Le pédopsychiatre Roger SALBREUX dit même que la dépendance crée un climat incestuel « avatar de la séduction narcissique de la mère par son enfant, lequel , en restant éternellement petit, par la suite de son handicap et de ses faiblesses, ne peut plus provoquer la distanciation nécessaire et habituelle à l’éducation de tout enfant ». L’handicapé reste un éternel enfant et on ne sait plus bien où sont les rôles de la mère et de l’amante par exemple.

Le pédopsychiatre Jacques SARFATY repère deux points importants.

D’abord la question de l’intimité, et l’intimité fait partie de la sexualité. Dans le couple même la sexualité n’est pas forcement parlée et le focus mis sur la « sexualité du handicapé » a sans doute le même effet perturbant que si l’on interroge un couple « et votre sexualité ? ».

Deuxièmement, c’est la question du fantasme : ce que dit le handicapé que l’on interroge renvoie au fantasme de la personne, au fantasme du handicapé. Il y a une différence entre le fantasme sexuel et la sexualité pratiquée. En ce sens le fantasme est le rêve, l’objet à atteindre, insaisissable.

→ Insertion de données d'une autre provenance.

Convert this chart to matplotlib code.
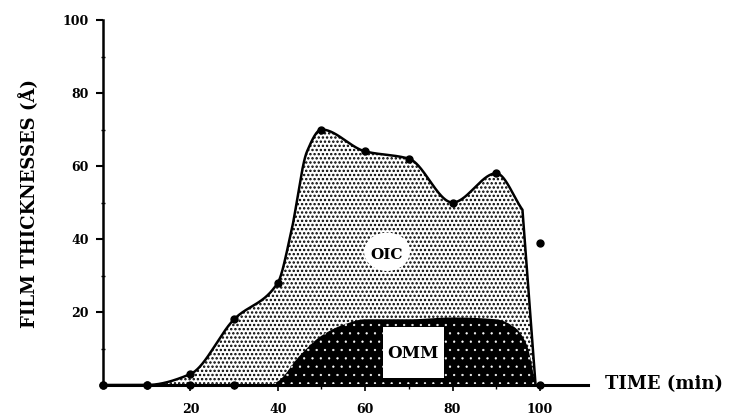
import numpy as np
import matplotlib
matplotlib.use("Agg")
import matplotlib.pyplot as plt
from matplotlib.patches import Ellipse, Rectangle

# ---- data ----
oic_time = [0, 10, 20, 30, 40, 43, 46.7, 50, 60, 70, 80, 90, 96]
oic_thick = [0, 0, 3, 18, 28, 41.5, 64, 70, 64, 62, 50, 58, 48]
oic_drop_time = [99]
oic_drop_thick = [0]
oic_marker_time = [0, 10, 20, 30, 40, 50, 60, 70, 80, 90]
oic_marker_thick = [0, 0, 3, 18, 28, 70, 64, 62, 50, 58]

omm_time = [0, 10, 20, 30, 38, 40, 45, 50, 55, 60, 70, 80, 90, 94, 97, 99]
omm_thick = [0, 0, 0, 0, 0, 1, 8, 13.5, 16.5, 18, 18, 18.5, 18, 16, 11, 0]
omm_marker_time = [0, 10, 20, 30, 100]
omm_marker_thick = [0, 0, 0, 0, 0]

extra_time = [100]
extra_thick = [39]

x_ticks = [20, 40, 60, 80, 100]
y_ticks = [20, 40, 60, 80, 100]


def pchip(x, y, xs):
    x = np.asarray(x, float); y = np.asarray(y, float)
    h = np.diff(x); d = np.diff(y) / h
    m = np.zeros_like(y)
    m[0] = d[0]; m[-1] = d[-1]
    for k in range(1, len(x) - 1):
        if d[k - 1] * d[k] <= 0:
            m[k] = 0
        else:
            w1 = 2 * h[k] + h[k - 1]; w2 = h[k] + 2 * h[k - 1]
            m[k] = (w1 + w2) / (w1 / d[k - 1] + w2 / d[k])
    out = np.empty_like(xs)
    idx = np.clip(np.searchsorted(x, xs) - 1, 0, len(x) - 2)
    for i, xv in enumerate(xs):
        k = idx[i]; t = (xv - x[k]) / h[k]
        h00 = 2 * t**3 - 3 * t**2 + 1; h10 = t**3 - 2 * t**2 + t
        h01 = -2 * t**3 + 3 * t**2; h11 = t**3 - t**2
        out[i] = h00 * y[k] + h10 * h[k] * m[k] + h01 * y[k + 1] + h11 * h[k] * m[k + 1]
    return out


fig = plt.figure(figsize=(7.31, 4.18), dpi=100)
ax = fig.add_axes([103 / 731, 33 / 418, (588 - 103) / 731, 365 / 418])
ax.set_xlim(0, 111)
ax.set_ylim(0, 100)

xs = np.linspace(oic_time[0], oic_time[-1], 800)
ys = pchip(oic_time, oic_thick, xs)
xo = np.concatenate([xs, oic_drop_time])
yo = np.concatenate([ys, oic_drop_thick])

plt.rcParams['hatch.linewidth'] = 1.15
ax.fill_between(xo, 0, yo, facecolor='white', edgecolor='black',
                hatch='....', linewidth=0, zorder=1)

xm = np.linspace(omm_time[0], omm_time[-1], 600)
ym = pchip(omm_time, omm_thick, xm)
plt.rcParams['hatch.linewidth'] = 0.4
ax.fill_between(xm, 0, ym, facecolor='black', edgecolor='white',
                hatch='..', linewidth=0, zorder=2)

ax.add_patch(Rectangle((64, 2), 14, 14, facecolor='white', edgecolor='none', zorder=3))
ax.text(71, 8.5, 'OMM', ha='center', va='center', fontsize=12,
        fontweight='bold', family='DejaVu Serif', zorder=4)

ax.add_patch(Ellipse((65, 36.5), 10.5, 10.5, facecolor='white', edgecolor='none', zorder=3))
ax.text(65, 35.5, 'OIC', ha='center', va='center', fontsize=11,
        fontweight='bold', family='DejaVu Serif', zorder=4)

ax.plot(xo, yo, color='black', lw=1.8, zorder=5)
ax.plot(oic_marker_time, oic_marker_thick, 'o', color='black', ms=5, zorder=6, clip_on=False)
ax.plot(omm_time[:5], omm_thick[:5], color='black', lw=1.8, zorder=5)
ax.plot(omm_marker_time, omm_marker_thick, 'o', color='black', ms=5, zorder=6, clip_on=False)
ax.plot(extra_time, extra_thick, 'o', color='black', ms=5, zorder=6)

for s in ['top', 'right']:
    ax.spines[s].set_visible(False)
ax.spines['left'].set_linewidth(1.8)
ax.spines['bottom'].set_linewidth(2.2)
ax.spines['left'].set_zorder(7)
ax.spines['bottom'].set_zorder(7)

ax.set_xticks(x_ticks)
ax.set_xticks([10, 30, 50, 70, 90], minor=True)
ax.set_yticks(y_ticks)
ax.set_yticks([10, 30, 50, 70, 90], minor=True)
ax.tick_params(axis='x', which='major', direction='out', length=4, width=1.2, pad=9)
ax.tick_params(axis='x', which='minor', direction='out', length=3, width=1.0)
ax.tick_params(axis='y', which='major', direction='out', length=5, width=1.5, pad=5)
ax.tick_params(axis='y', which='minor', direction='inout', length=3, width=1.0)
for lab in ax.get_xticklabels() + ax.get_yticklabels():
    lab.set_fontfamily('DejaVu Serif')
    lab.set_fontweight('bold')
    lab.set_fontsize(9)

fig.text(29 / 731, 1 - 203 / 418, 'FILM THICKNESSES (Å)', rotation=90,
         ha='center', va='center', fontsize=13, fontweight='bold', family='DejaVu Serif')
fig.text(605 / 731, 1 - 384 / 418, 'TIME (min)', ha='left', va='center',
         fontsize=13, fontweight='bold', family='DejaVu Serif')

fig.savefig('out.png', dpi=100)
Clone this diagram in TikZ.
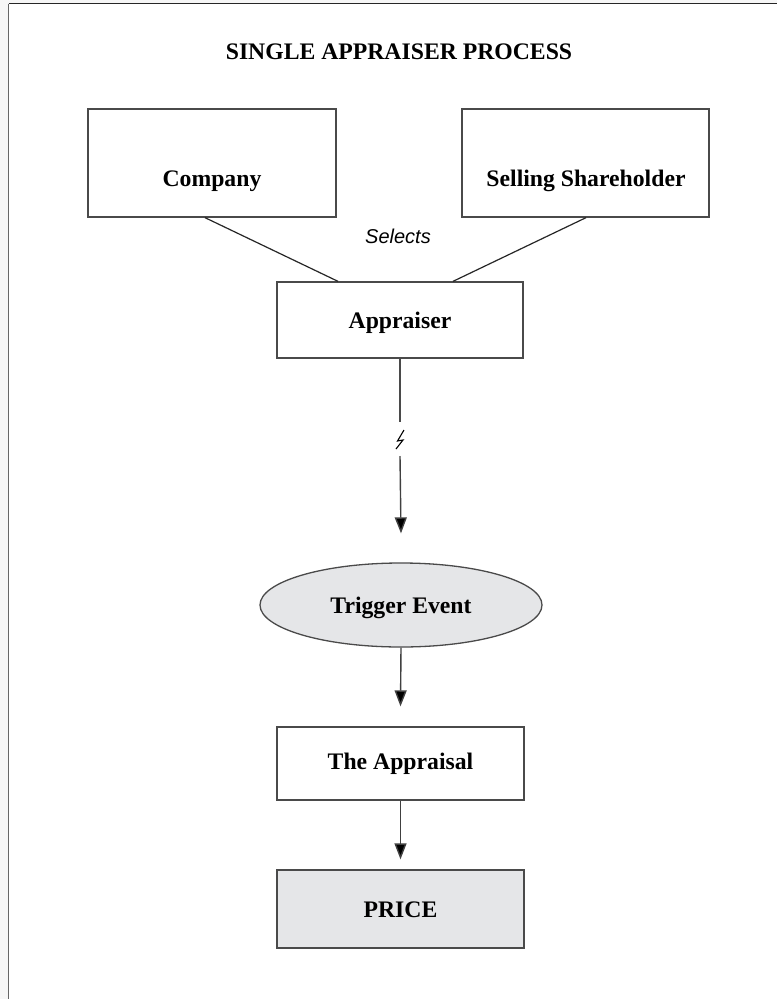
\documentclass[tikz,border=0pt]{standalone}
\usepackage{fontspec}
\setmainfont{Liberation Serif}
\newfontfamily\selfont{Liberation Sans}
\usetikzlibrary{shapes.geometric,arrows.meta}
\definecolor{boxline}{HTML}{4A4A4A}
\definecolor{lightfill}{HTML}{E5E6E8}
\definecolor{pagegray}{HTML}{F6F6F6}
\tikzset{
  box/.style={draw=boxline, line width=1.3pt, rectangle, inner sep=0pt},
  oval/.style={draw=boxline, line width=1.3pt, ellipse, inner sep=0pt, fill=lightfill},
  lbl/.style={anchor=base, inner sep=0pt, font=\fontsize{23.7}{28}\selectfont\bfseries},
  conn/.style={draw=black!85, line width=1.2pt},
  arr/.style={draw=black!75, line width=1.4pt, -{Triangle[width=12pt,length=16pt,fill=black]}},
}
\begin{document}
\begin{tikzpicture}[x=1pt,y=1pt]
\useasboundingbox (0,0) rectangle (777,-999);
% page background and frame
\fill[pagegray] (0,0) rectangle (777,-999);
\fill[white] (8.5,-3.5) rectangle (777,-999);
\draw[black!60, line width=1.5pt] (8.5,-999) -- (8.5,-3.5);
\draw[black!85, line width=1.5pt] (8.5,-3.5) -- (777,-3.5);

% title
\node[lbl] (title) at (399,-59) {SINGLE APPRAISER PROCESS};

% boxes
\node[box, minimum width=248pt, minimum height=108pt] (company) at (212,-163) {};
\node[lbl] (companyt) at (212,-186) {Company};
\node[box, minimum width=247pt, minimum height=108pt] (seller) at (585.5,-163) {};
\node[lbl] (sellert) at (586,-186) {Selling Shareholder};
\node[box, minimum width=246pt, minimum height=76pt] (appr) at (400,-320) {};
\node[lbl] (apprt) at (400,-328) {Appraiser};
\node[anchor=base, inner sep=0pt, font=\selfont\itshape\fontsize{20}{24}\selectfont] (selects) at (398,-243) {Selects};

\node[oval, minimum width=282pt, minimum height=84pt] (trig) at (401,-605) {};
\node[lbl] (trigt) at (401,-613) {Trigger Event};

\node[box, minimum width=247pt, minimum height=73pt] (appraisal) at (400.5,-763.5) {};
\node[lbl] (appraisalt) at (400.5,-769) {The Appraisal};

\node[box, fill=lightfill, minimum width=247pt, minimum height=78pt] (price) at (400.5,-909) {};
\node[lbl] (pricet) at (400.5,-917) {PRICE};

% connectors
\draw[conn] ([xshift=-7pt]company.south) -- ([xshift=-62pt]appr.north);
\draw[conn] ([xshift=0.5pt]seller.south) -- ([xshift=53pt]appr.north);

\coordinate (brk1) at (400,-422);
\coordinate (brk2) at (400,-456);
\draw[conn, draw=boxline, line width=1.4pt] (appr.south) -- (brk1);
\draw[black, line width=1.1pt] (404,-430) -- (397.5,-441) -- (403,-440) -- (396,-449);
\draw[arr] (brk2) -- ([yshift=29pt]trig.north);
\draw[arr] (trig.south) -- ([yshift=20pt]appraisal.north);
\draw[arr] (appraisal.south) -- ([yshift=10pt]price.north);
\end{tikzpicture}
\end{document}
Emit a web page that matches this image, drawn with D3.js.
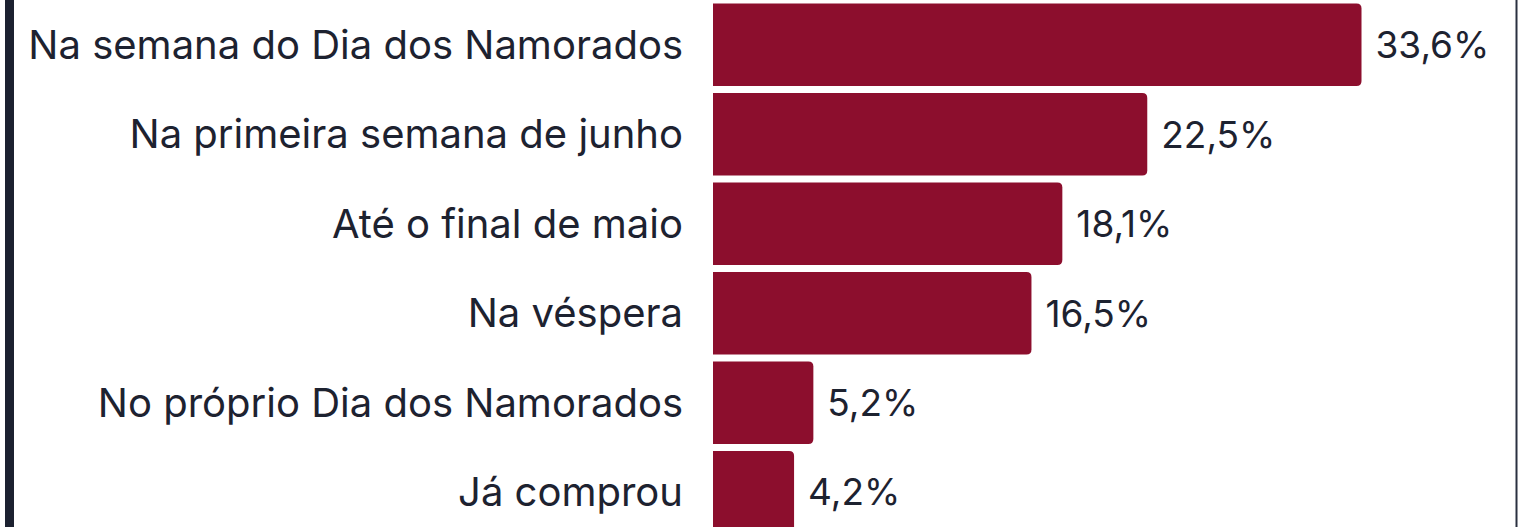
<!DOCTYPE html>
<html>
<head>
<meta charset="utf-8">
<script src="https://cdn.jsdelivr.net/npm/d3@7"></script>
<style>
  html, body { margin: 0; padding: 0; background: #fff; }
  svg { display: block; }
</style>
</head>
<body>
<svg id="chart"></svg>
<script>
// categories and values
const categories = [
  'Na semana do Dia dos Namorados',
  'Na primeira semana de junho',
  'Até o final de maio',
  'Na véspera',
  'No próprio Dia dos Namorados',
  'Já comprou'
];
const values = [33.6, 22.5, 18.1, 16.5, 5.2, 4.2];

const width = 1518, height = 527;
const barColor = '#8c0e2d';
const textColor = '#1d2230';
const fontFamily = 'Inter, "Noto Sans", sans-serif';

const data = categories.map((c, i) => ({ label: c, value: values[i] }));

const svg = d3.select('#chart')
  .attr('width', width)
  .attr('height', height);

const x = d3.scaleLinear()
  .domain([0, d3.max(values)])
  .range([713, 1361.5]);

const y = d3.scaleBand()
  .domain(categories)
  .range([0, 537])
  .paddingInner(0.078)
  .paddingOuter(0.04);

const fmt = v => d3.format('.1f')(v).replace('.', ',') + '%';

// bar with rounded right corners only
function barPath(x0, y0, w, h, r) {
  r = Math.min(r, w / 2, h / 2);
  return `M${x0},${y0}H${x0 + w - r}Q${x0 + w},${y0} ${x0 + w},${y0 + r}` +
    `V${y0 + h - r}Q${x0 + w},${y0 + h} ${x0 + w - r},${y0 + h}H${x0}Z`;
}

svg.append('g')
  .selectAll('path')
  .data(data)
  .join('path')
  .attr('fill', barColor)
  .attr('d', d => barPath(x(0), y(d.label), x(d.value) - x(0), y.bandwidth(), 5));

svg.append('g')
  .attr('font-family', fontFamily)
  .attr('font-size', 40)
  .attr('fill', textColor)
  .selectAll('text')
  .data(data)
  .join('text')
  .attr('x', x(0) - 30)
  .attr('y', d => y(d.label) + y.bandwidth() / 2)
  .attr('dy', '0.35em')
  .attr('text-anchor', 'end')
  .text(d => d.label);

svg.append('g')
  .attr('font-family', fontFamily)
  .attr('font-size', 37)
  .attr('fill', textColor)
  .selectAll('text')
  .data(data)
  .join('text')
  .attr('x', d => x(d.value) + 14)
  .attr('y', d => y(d.label) + y.bandwidth() / 2)
  .attr('dy', '0.36em')
  .text(d => fmt(d.value));

// frame edges
svg.append('rect')
  .attr('x', 5).attr('y', 0)
  .attr('width', 9).attr('height', height)
  .attr('fill', '#1c2130');
svg.append('rect')
  .attr('x', 1515.5).attr('y', 0)
  .attr('width', 2).attr('height', height)
  .attr('fill', '#2a3040');
</script>
</body>
</html>
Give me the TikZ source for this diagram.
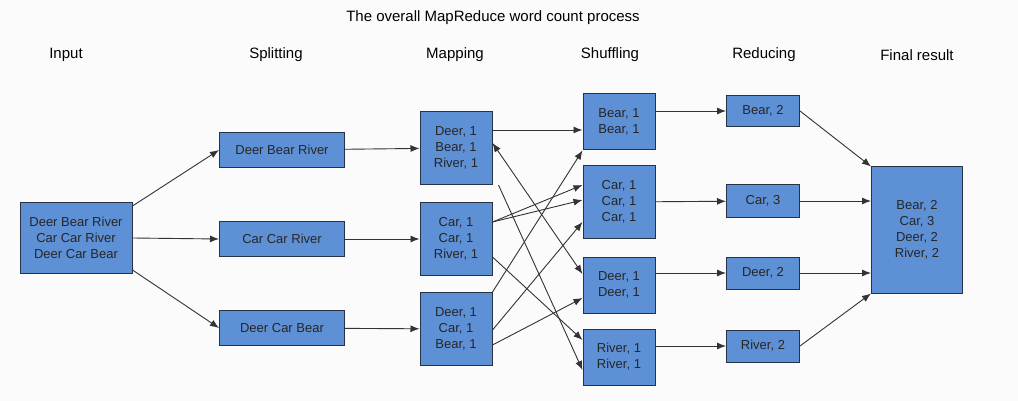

Notre désir nous est caché c’est FREUD qui le montre. Nous pensons que l’autre a l’objet perdu de notre désir, objet qu’il n’a pas puisque il est dans la même position que nous, pris dans la chaîne du langage, c’est LACAN qui l’explique.

Tout cela fait une relation avec l’autre, à travers la sexualité, complexe et faite de non rencontres. Ceci est valable que l’on ait un handicap ou pas.